At the University of Idaho, Dr. Machlis has taught courses in conservation, human ecology and environmental science policy. Dr. Machlis has received the Burlington Northern Award (1994) and University Teaching Excellence Award (1993), the University of Idaho's highest recognitions for teaching, as well as an education grant from the National Endowment for the Arts to combine art, ecology and architecture in innovative ways for students. Dr. Machlis has conducted studies in over 130 US National Parks as diverse as Everglades, the Statue of Liberty, and Yellowstone. In 1996, his research program received a Hammer Award from Vice President Gore for its role in improving efficiency in government. From 1997-99, he served on the Pacific Northwest Regional Council of the President's Commission on Sustainable Development.

Dr. Machlis has been a leader in collaborative higher education, and serves as an advisor to the American Association for the Advancement of Science (AAAS) National Committee on Opportunities for Women and Minorities in Science. He was instrumental in the development of the nation's Cooperative Ecosystem Studies Units (CESU) Network, which includes 13 federal agencies and over 200 universities, and served as its National Coordinator from 1998-2006. For this work, Dr. Machlis was a recipient of the Department of the Interior's 2000 Conservation Service Award, one of the highest awards of the Department granted to private citizens.

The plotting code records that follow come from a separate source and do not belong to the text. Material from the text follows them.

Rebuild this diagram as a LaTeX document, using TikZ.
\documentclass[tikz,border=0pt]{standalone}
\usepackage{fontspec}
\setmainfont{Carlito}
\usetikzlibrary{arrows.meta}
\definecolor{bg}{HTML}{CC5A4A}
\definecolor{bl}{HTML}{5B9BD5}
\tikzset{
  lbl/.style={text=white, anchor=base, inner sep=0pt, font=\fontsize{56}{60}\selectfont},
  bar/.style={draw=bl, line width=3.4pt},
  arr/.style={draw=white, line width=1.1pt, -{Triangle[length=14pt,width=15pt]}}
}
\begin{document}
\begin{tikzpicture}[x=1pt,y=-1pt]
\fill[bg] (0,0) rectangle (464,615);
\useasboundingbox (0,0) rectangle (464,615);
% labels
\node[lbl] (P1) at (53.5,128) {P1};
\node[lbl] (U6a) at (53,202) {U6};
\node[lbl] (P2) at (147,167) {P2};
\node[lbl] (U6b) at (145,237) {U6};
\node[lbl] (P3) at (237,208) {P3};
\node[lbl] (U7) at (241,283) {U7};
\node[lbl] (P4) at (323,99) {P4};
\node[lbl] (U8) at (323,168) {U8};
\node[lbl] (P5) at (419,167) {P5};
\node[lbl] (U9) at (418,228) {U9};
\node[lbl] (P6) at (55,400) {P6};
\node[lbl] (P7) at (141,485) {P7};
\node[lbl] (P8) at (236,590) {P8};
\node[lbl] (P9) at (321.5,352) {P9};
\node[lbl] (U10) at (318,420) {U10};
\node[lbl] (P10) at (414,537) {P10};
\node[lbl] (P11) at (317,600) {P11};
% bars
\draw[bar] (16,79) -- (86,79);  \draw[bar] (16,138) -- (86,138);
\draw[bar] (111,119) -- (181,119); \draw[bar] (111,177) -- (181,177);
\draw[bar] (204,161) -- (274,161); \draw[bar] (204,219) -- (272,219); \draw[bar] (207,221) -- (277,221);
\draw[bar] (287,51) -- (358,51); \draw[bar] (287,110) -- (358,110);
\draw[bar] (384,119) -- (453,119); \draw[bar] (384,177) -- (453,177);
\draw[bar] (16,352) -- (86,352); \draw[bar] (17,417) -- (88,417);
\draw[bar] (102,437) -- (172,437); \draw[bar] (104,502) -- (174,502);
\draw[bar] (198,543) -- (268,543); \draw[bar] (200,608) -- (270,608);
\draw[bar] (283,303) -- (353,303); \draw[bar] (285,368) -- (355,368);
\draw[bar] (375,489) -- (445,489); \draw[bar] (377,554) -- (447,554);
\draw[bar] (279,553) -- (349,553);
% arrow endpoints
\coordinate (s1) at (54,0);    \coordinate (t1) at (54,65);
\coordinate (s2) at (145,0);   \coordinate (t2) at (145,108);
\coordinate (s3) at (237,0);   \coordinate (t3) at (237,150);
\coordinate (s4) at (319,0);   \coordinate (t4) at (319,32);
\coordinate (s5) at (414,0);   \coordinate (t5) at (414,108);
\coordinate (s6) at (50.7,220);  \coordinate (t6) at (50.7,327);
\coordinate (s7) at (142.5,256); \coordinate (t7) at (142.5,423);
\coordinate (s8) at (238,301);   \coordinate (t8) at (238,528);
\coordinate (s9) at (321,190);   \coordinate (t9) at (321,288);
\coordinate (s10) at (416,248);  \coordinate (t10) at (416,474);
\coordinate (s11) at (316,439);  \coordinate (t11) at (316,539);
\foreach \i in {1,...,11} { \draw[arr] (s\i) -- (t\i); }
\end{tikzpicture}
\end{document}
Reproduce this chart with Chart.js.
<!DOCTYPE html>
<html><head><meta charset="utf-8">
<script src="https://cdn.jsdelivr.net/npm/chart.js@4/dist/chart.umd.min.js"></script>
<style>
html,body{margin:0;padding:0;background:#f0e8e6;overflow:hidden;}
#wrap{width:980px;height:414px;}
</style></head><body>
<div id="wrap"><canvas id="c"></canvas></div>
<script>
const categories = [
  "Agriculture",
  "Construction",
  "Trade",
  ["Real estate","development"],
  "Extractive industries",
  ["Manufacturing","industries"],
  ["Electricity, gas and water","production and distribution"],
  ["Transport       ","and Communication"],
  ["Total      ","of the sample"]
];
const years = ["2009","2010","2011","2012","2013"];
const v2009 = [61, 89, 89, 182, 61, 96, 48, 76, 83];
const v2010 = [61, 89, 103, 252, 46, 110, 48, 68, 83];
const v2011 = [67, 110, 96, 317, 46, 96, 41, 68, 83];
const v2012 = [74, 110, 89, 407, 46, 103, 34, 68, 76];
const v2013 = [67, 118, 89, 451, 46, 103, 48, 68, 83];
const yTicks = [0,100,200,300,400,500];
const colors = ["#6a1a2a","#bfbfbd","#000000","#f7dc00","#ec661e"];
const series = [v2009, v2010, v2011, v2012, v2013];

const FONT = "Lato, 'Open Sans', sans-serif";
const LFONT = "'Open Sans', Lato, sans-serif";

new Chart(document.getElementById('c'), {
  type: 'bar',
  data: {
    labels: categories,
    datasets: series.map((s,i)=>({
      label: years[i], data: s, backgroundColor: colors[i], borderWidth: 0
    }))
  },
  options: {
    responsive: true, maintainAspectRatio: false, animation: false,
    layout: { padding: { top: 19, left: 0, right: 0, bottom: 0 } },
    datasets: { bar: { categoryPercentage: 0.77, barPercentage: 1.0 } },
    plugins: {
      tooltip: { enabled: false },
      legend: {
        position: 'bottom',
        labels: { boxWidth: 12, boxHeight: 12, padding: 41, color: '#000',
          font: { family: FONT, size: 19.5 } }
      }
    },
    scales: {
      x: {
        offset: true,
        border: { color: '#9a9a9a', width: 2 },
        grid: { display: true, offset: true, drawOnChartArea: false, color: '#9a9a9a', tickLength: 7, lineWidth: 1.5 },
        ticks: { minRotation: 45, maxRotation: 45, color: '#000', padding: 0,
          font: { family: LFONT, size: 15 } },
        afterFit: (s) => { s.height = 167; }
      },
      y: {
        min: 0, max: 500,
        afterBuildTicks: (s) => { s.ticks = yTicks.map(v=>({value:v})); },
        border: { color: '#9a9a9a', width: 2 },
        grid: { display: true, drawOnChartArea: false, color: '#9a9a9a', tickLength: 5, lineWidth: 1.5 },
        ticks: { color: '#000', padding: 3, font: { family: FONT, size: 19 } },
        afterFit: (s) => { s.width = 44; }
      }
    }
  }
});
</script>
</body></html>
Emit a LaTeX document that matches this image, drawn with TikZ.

Dr. Machlis is active in international conservation, and is a member of the IUCN's Commission on National Parks and Protected Areas. He worked in China in 1981 and again in 1986-87 on the Giant Panda Project for the World Wildlife Fund, and has conducted research in the Galápagos Islands, the national parks of Kenya, and in Eastern Europe. Dr. Machlis helped establish and directed the National Parks Science Scholars Program, with over $8 million in scholarships to students throughout the Americas. In 2007, he received the Special Achievement Award from the George Wright Society, the professional society for scientists and resource managers working in protected areas. His current research activities include applying human ecology to conserving national parks, the environmental impacts of warfare and its resulting humanitarian crises, restoration of the Gulf of Mexico following the 2010 oil spill, and advancing science capacity in Haiti after its devastating earthquake. Recently, he was appointed by Secretary of the Interior Ken Salazar to co-lead the Department's Strategic Sciences Group, which has responsibility to conduct interdisciplinary science-based assessments during national environmental crises. In 2010, Dr. Machlis was elected as a Fellow of the American Association for the Advancement of Science.